To find a sound methodology and extract this more complex changes, we explore the use of SAR, and specifically polarimetric SAR, data, under the assumption that the electromagnetic field backscattered from built-up area is affected by the geometric properties of the illuminated structures, and therefore it is different according to the type of built-up elements located in a specific geographical area. Accordingly, a segmentation of the SAR image is first performed at the first date of thr temporal sequence to be analyzed, and then multiple polarimetric parameters (in addition to the backscattered intensity) are considered, to understand which are the parameters that are more useful to analyze to track not only 2D, but also 3D changes and density changes in urban areas.

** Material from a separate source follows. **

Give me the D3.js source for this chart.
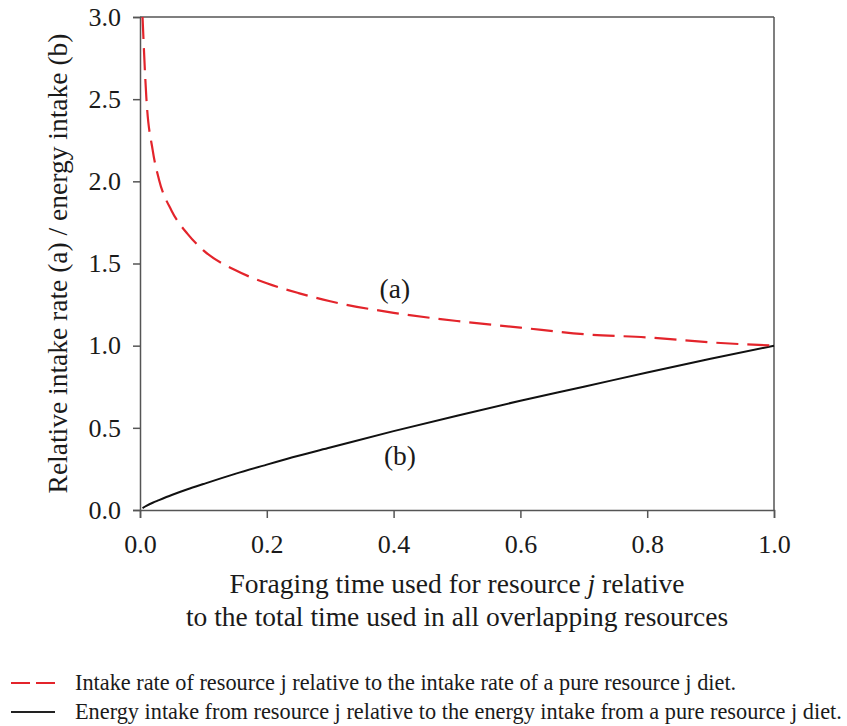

The test area for this work is the city of Nanjing, and the data sets that were used are obtained from Radarsat-2 fully polarimetric images. A complete analysis of segmentation using different object size, applied to different polarimetric decomposition parameters, and validate using both positive and negative 2D and 3D changes in urban areas have been performed. They show that it is possible to extract a richer analysis for urban changes than the simple detection of changes in urban extents in a bi-dimensional sense. However, a clear and quantitative description of the 3D change is still to be obtained, and the methodology needs to be improved to reach this goal.